- Dataset section -
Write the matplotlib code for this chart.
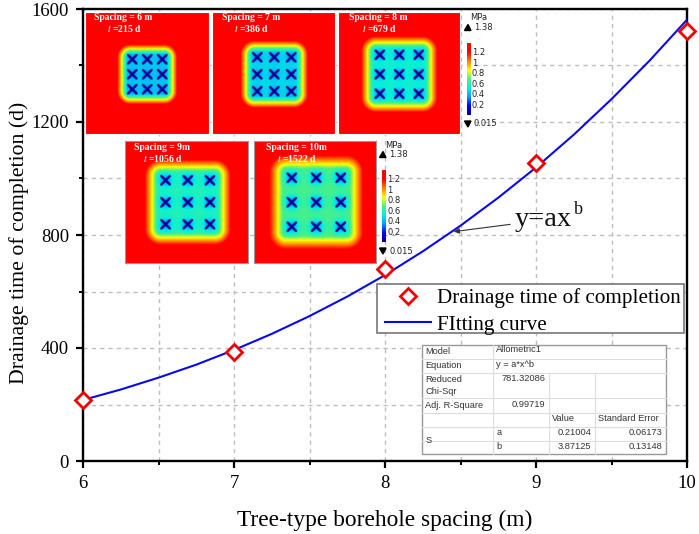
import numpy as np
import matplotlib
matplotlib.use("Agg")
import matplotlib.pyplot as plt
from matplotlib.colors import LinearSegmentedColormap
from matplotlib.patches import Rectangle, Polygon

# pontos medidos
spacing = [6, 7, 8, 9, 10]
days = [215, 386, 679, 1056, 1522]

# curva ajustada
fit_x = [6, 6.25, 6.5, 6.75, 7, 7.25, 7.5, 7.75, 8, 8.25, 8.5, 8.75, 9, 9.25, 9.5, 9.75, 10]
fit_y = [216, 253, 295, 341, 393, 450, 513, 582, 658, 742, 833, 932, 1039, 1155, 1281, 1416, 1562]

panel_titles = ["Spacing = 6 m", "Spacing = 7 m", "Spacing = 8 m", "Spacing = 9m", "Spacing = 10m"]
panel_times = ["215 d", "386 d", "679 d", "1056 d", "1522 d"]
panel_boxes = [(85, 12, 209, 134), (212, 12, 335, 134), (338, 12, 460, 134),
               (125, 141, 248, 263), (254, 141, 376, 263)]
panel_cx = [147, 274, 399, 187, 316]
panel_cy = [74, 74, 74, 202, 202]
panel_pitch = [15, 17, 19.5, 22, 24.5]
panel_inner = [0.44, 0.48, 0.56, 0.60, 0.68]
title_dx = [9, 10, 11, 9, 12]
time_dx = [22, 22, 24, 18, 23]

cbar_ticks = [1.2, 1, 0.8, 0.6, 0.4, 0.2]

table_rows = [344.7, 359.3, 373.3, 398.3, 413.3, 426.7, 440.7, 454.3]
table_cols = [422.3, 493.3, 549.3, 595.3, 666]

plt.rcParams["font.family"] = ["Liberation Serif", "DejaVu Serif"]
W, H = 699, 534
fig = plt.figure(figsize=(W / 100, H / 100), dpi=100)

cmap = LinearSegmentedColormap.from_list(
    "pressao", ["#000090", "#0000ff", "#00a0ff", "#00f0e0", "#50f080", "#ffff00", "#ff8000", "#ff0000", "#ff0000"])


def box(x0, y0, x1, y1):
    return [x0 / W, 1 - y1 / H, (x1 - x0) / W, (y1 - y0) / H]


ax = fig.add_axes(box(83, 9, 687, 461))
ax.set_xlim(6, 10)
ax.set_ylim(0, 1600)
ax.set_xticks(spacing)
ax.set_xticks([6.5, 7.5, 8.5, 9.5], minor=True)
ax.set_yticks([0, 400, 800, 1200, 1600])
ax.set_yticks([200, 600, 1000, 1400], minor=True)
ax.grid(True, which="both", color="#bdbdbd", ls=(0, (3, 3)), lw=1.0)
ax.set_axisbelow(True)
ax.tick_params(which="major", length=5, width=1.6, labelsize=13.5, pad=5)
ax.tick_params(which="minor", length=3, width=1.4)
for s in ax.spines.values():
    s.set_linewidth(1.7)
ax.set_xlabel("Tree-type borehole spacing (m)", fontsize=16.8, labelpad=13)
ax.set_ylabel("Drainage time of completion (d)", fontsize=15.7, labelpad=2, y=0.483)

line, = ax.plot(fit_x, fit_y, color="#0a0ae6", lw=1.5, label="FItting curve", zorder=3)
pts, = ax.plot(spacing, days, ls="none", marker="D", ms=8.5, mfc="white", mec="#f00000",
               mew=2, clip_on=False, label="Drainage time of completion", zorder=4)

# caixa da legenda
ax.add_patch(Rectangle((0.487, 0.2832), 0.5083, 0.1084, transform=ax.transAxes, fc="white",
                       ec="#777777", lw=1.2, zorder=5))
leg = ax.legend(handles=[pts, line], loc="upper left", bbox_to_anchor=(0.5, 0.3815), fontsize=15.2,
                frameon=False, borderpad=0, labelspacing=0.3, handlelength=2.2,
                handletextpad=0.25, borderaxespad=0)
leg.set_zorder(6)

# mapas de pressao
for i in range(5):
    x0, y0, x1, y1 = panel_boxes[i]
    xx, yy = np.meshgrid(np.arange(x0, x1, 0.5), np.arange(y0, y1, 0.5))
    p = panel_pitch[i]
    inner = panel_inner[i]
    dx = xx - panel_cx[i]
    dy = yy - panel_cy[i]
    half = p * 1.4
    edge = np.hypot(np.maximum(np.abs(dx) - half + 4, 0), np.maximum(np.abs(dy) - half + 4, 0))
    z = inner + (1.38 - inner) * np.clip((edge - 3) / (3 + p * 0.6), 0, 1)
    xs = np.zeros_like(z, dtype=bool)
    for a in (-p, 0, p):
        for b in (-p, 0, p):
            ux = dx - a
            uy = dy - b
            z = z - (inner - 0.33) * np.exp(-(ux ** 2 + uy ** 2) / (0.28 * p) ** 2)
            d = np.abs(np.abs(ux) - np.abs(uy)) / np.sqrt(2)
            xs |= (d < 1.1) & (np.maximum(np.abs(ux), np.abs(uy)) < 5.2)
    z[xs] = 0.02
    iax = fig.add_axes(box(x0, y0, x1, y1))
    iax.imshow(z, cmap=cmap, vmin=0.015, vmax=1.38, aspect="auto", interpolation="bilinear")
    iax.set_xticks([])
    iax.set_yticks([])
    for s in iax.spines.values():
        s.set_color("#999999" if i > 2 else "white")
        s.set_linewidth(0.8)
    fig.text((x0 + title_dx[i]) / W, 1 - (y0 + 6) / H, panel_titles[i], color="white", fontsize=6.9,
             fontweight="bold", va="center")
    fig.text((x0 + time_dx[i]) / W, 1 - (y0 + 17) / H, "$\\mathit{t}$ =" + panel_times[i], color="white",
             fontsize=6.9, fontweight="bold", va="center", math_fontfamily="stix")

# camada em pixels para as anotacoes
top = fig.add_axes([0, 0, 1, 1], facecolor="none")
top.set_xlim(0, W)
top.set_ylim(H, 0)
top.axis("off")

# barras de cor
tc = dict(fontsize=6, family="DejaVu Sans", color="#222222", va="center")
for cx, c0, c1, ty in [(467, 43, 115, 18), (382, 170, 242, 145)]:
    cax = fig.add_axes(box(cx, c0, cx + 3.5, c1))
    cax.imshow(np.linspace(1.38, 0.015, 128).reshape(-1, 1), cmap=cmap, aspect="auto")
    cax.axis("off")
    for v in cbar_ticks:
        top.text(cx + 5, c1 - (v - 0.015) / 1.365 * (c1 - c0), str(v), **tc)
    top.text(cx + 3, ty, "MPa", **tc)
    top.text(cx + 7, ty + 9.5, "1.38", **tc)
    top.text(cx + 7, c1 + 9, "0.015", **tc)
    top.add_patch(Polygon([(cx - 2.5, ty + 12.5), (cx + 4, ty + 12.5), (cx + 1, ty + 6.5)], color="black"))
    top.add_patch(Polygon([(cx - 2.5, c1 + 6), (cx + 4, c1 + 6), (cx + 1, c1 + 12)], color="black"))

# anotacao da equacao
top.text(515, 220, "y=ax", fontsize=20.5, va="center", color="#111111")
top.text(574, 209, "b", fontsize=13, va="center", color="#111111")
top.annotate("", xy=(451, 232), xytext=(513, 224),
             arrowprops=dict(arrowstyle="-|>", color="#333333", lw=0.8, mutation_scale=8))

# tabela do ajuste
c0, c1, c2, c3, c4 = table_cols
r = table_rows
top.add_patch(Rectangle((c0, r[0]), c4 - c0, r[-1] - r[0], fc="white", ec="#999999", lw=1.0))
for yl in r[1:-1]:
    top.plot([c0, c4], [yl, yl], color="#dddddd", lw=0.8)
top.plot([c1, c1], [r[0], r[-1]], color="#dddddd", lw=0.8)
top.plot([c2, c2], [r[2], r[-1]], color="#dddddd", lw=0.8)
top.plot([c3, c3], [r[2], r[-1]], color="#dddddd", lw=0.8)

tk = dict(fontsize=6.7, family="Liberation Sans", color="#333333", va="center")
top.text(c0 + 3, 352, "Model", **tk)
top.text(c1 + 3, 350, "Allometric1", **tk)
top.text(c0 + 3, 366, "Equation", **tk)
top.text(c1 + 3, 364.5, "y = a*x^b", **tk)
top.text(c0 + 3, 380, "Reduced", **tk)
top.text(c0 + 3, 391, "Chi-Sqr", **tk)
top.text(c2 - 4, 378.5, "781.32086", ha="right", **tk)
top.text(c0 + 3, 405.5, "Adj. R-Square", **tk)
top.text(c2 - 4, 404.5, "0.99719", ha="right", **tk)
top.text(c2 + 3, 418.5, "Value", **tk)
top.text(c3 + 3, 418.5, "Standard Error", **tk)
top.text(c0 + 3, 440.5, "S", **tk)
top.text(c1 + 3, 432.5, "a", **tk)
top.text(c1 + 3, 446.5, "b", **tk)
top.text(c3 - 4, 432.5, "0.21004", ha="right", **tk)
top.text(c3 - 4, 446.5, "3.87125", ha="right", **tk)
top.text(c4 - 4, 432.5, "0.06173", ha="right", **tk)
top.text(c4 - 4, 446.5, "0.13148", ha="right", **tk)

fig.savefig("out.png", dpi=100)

- Stated exercise -
Leave out the pictures and restate, word for word, the lines from the top of the data through the line containing "fontsize=15.7, labelpad=2, y=0.483)", both included.

- Exercise solution -
Write the matplotlib code for this chart.
import numpy as np
import matplotlib
matplotlib.use("Agg")
import matplotlib.pyplot as plt
from matplotlib.colors import LinearSegmentedColormap
from matplotlib.patches import Rectangle, Polygon

# pontos medidos
spacing = [6, 7, 8, 9, 10]
days = [215, 386, 679, 1056, 1522]

# curva ajustada
fit_x = [6, 6.25, 6.5, 6.75, 7, 7.25, 7.5, 7.75, 8, 8.25, 8.5, 8.75, 9, 9.25, 9.5, 9.75, 10]
fit_y = [216, 253, 295, 341, 393, 450, 513, 582, 658, 742, 833, 932, 1039, 1155, 1281, 1416, 1562]

panel_titles = ["Spacing = 6 m", "Spacing = 7 m", "Spacing = 8 m", "Spacing = 9m", "Spacing = 10m"]
panel_times = ["215 d", "386 d", "679 d", "1056 d", "1522 d"]
panel_boxes = [(85, 12, 209, 134), (212, 12, 335, 134), (338, 12, 460, 134),
               (125, 141, 248, 263), (254, 141, 376, 263)]
panel_cx = [147, 274, 399, 187, 316]
panel_cy = [74, 74, 74, 202, 202]
panel_pitch = [15, 17, 19.5, 22, 24.5]
panel_inner = [0.44, 0.48, 0.56, 0.60, 0.68]
title_dx = [9, 10, 11, 9, 12]
time_dx = [22, 22, 24, 18, 23]

cbar_ticks = [1.2, 1, 0.8, 0.6, 0.4, 0.2]

table_rows = [344.7, 359.3, 373.3, 398.3, 413.3, 426.7, 440.7, 454.3]
table_cols = [422.3, 493.3, 549.3, 595.3, 666]

plt.rcParams["font.family"] = ["Liberation Serif", "DejaVu Serif"]
W, H = 699, 534
fig = plt.figure(figsize=(W / 100, H / 100), dpi=100)

cmap = LinearSegmentedColormap.from_list(
    "pressao", ["#000090", "#0000ff", "#00a0ff", "#00f0e0", "#50f080", "#ffff00", "#ff8000", "#ff0000", "#ff0000"])


def box(x0, y0, x1, y1):
    return [x0 / W, 1 - y1 / H, (x1 - x0) / W, (y1 - y0) / H]


ax = fig.add_axes(box(83, 9, 687, 461))
ax.set_xlim(6, 10)
ax.set_ylim(0, 1600)
ax.set_xticks(spacing)
ax.set_xticks([6.5, 7.5, 8.5, 9.5], minor=True)
ax.set_yticks([0, 400, 800, 1200, 1600])
ax.set_yticks([200, 600, 1000, 1400], minor=True)
ax.grid(True, which="both", color="#bdbdbd", ls=(0, (3, 3)), lw=1.0)
ax.set_axisbelow(True)
ax.tick_params(which="major", length=5, width=1.6, labelsize=13.5, pad=5)
ax.tick_params(which="minor", length=3, width=1.4)
for s in ax.spines.values():
    s.set_linewidth(1.7)
ax.set_xlabel("Tree-type borehole spacing (m)", fontsize=16.8, labelpad=13)
ax.set_ylabel("Drainage time of completion (d)", fontsize=15.7, labelpad=2, y=0.483)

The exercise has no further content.